I think my take on much of the offensiveness in political speech today is that it matters not so much who is saying what or about whom, but rather how okay you are with it if they then don't vote for you.

In the post election recaps, I've been more critical of Republican offensiveness, but a large part of that is because they didn't win. I watched some of Fox news in the days after the election, and some of the stuff they were saying about single women was fairly offensive...but when you realized they were only talking about that demographic because they believed the (lack of) single female vote lost them the election, it just felt bizarre. I'm no political strategist, but my guess is almost every demographic responds better to "you're great and hard working and our vision for this country includes lots of people like you" than to criticism.

I guess my rule of thumb would be "if you lost, try toning it down next time".

karrde said...

I'm not up on all the details...

Are Al Franken and Rush Limbaugh equivalent?

I've never listened to Franken, but he did have a reputation for being caustic and abrasive towards supporters of the GOP.

My broader point: if anyone wants to name names, we can go on for quite some time.

The original post about moral superiority seemed to be that the Democratic Party and its friends are comfortable using slander to defame their political opponents. The opponents aren't just wrong, they are evil (or dupes for evil manipulators).

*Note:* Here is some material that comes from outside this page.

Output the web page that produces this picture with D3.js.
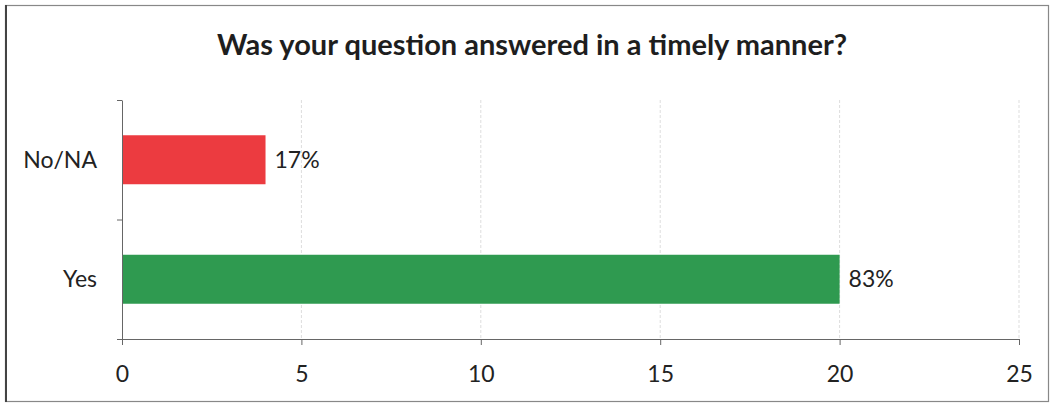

Pointing out that Republicans-and-friends can't claim the title of being morally superior feels like a non sequitur.

If I (or terri) wish to argue that we support a party because the other party is rude/obnoxious, we have to ignore what our own favorite party is doing.

Sam L. said...

Some people like to be offended, and will find offense in most anything. They also are terribly offensive, and just can't see why anyone would be offended by what they say.